Pick out every line of the entries below where "matplotlib" occurs, and copy those lines.

• **DATA SUPPLIED**

[Begin]

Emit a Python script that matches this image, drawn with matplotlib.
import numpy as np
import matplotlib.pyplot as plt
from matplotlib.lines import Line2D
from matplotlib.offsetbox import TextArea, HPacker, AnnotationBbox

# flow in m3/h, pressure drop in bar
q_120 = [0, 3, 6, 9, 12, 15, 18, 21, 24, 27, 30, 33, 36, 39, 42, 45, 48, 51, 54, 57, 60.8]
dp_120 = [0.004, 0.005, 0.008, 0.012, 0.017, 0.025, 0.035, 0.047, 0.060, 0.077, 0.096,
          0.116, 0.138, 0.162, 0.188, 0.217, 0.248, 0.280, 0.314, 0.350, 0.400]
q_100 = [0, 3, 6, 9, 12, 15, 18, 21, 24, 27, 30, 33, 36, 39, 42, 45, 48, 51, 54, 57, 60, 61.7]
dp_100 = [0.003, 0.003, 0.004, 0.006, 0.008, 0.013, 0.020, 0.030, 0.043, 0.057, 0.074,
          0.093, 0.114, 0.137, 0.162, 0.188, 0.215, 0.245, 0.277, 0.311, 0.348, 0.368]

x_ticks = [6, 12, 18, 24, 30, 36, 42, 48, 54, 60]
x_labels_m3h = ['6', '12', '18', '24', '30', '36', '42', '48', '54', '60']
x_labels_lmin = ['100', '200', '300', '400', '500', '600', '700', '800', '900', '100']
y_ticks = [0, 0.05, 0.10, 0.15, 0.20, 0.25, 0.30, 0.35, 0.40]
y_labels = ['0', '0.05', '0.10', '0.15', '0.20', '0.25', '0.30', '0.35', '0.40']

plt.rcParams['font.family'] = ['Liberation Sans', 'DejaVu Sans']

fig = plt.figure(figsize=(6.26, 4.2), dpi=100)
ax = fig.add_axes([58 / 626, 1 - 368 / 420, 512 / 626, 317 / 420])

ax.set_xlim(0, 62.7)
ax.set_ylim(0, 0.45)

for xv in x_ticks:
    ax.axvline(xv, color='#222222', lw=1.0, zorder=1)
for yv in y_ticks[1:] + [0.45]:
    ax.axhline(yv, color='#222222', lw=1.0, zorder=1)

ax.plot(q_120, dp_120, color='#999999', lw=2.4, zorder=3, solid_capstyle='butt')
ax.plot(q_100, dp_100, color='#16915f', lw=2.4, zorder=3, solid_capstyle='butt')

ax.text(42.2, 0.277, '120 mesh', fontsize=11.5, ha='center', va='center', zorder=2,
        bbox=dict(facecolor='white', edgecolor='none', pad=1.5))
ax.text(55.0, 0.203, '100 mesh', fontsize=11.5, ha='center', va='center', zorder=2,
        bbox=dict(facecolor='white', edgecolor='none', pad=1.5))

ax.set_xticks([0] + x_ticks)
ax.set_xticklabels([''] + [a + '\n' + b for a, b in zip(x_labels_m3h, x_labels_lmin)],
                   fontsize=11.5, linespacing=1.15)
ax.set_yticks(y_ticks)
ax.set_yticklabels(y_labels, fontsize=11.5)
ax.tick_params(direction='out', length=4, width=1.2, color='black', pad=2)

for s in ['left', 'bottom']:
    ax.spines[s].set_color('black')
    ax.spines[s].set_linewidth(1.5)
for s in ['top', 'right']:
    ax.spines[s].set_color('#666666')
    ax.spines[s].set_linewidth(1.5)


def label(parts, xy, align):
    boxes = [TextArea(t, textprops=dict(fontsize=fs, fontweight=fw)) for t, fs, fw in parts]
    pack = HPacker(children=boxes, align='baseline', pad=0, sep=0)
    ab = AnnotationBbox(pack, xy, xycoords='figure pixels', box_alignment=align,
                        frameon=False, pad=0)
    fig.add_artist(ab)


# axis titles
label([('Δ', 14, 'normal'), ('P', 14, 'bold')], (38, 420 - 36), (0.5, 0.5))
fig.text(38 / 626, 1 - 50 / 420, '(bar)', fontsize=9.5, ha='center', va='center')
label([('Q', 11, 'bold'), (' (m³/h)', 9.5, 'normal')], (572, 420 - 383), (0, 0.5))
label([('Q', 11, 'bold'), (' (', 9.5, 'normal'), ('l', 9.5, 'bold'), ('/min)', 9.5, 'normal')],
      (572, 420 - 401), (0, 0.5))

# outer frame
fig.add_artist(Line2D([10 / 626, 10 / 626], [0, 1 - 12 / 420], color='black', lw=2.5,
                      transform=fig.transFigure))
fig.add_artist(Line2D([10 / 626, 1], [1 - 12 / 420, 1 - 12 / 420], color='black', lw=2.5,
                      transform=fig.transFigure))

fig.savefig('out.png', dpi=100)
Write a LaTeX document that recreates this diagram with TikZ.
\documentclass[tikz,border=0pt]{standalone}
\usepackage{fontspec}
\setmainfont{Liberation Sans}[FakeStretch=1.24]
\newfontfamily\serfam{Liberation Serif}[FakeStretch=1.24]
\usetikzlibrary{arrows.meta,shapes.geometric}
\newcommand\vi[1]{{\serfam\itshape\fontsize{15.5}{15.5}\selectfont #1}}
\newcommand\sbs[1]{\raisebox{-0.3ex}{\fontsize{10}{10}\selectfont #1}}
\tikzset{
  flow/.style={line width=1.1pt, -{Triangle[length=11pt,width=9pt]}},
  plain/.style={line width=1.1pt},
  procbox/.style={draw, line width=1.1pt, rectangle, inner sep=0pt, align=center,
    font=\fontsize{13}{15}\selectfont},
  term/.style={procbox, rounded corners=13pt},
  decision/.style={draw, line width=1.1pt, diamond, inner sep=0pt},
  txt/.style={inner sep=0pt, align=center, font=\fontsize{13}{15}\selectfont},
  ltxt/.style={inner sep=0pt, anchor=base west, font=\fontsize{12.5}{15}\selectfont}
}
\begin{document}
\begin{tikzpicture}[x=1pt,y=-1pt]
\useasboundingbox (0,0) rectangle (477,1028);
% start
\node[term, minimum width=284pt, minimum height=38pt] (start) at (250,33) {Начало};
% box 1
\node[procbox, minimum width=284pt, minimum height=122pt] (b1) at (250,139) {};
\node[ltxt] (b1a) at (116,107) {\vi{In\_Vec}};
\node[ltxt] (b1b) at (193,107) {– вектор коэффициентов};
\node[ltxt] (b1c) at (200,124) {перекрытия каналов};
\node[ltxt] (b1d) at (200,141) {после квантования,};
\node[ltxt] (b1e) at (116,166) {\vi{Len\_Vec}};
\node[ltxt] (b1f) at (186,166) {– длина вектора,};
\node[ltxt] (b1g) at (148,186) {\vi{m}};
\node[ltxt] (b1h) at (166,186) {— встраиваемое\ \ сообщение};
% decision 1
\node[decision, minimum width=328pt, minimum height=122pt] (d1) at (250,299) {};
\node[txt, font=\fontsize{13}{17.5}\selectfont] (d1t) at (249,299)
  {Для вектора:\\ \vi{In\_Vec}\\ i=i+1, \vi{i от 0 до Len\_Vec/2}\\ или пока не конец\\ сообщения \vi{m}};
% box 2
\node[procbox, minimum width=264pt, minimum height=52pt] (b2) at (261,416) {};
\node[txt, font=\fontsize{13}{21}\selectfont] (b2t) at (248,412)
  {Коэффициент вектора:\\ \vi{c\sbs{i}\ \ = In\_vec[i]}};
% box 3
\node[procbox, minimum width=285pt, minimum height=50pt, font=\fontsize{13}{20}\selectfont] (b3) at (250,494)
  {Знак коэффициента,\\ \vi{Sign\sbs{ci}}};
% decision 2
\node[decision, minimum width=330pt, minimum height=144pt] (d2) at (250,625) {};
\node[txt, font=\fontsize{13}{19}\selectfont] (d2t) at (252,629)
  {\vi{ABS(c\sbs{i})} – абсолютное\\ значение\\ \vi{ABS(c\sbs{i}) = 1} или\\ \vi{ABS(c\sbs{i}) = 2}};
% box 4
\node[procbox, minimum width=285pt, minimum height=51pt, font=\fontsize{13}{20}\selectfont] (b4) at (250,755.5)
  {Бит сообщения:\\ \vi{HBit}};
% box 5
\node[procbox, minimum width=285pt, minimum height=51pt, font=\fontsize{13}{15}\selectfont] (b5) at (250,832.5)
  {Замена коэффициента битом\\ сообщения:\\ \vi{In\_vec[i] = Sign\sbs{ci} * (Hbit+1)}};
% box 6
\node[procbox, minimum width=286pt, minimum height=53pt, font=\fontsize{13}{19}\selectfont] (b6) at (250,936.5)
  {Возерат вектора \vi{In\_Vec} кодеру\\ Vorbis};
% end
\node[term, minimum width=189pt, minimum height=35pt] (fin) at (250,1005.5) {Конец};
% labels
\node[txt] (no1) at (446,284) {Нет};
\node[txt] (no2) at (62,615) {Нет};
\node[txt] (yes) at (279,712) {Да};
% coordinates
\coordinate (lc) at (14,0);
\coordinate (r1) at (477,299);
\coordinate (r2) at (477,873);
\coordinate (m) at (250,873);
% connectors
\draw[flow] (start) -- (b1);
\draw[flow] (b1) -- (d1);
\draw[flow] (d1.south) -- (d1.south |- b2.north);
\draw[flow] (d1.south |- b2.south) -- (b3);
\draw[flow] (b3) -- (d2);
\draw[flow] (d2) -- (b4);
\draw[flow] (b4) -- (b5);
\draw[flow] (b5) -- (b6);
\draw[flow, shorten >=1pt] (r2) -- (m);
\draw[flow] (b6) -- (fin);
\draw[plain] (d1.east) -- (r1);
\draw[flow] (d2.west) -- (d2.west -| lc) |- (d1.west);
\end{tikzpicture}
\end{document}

[End]

• **OUTPUT OF THE TASK**
Emit a Python script that matches this image, drawn with matplotlib.
import matplotlib.pyplot as plt
from matplotlib.lines import Line2D
from matplotlib.offsetbox import TextArea, HPacker, AnnotationBbox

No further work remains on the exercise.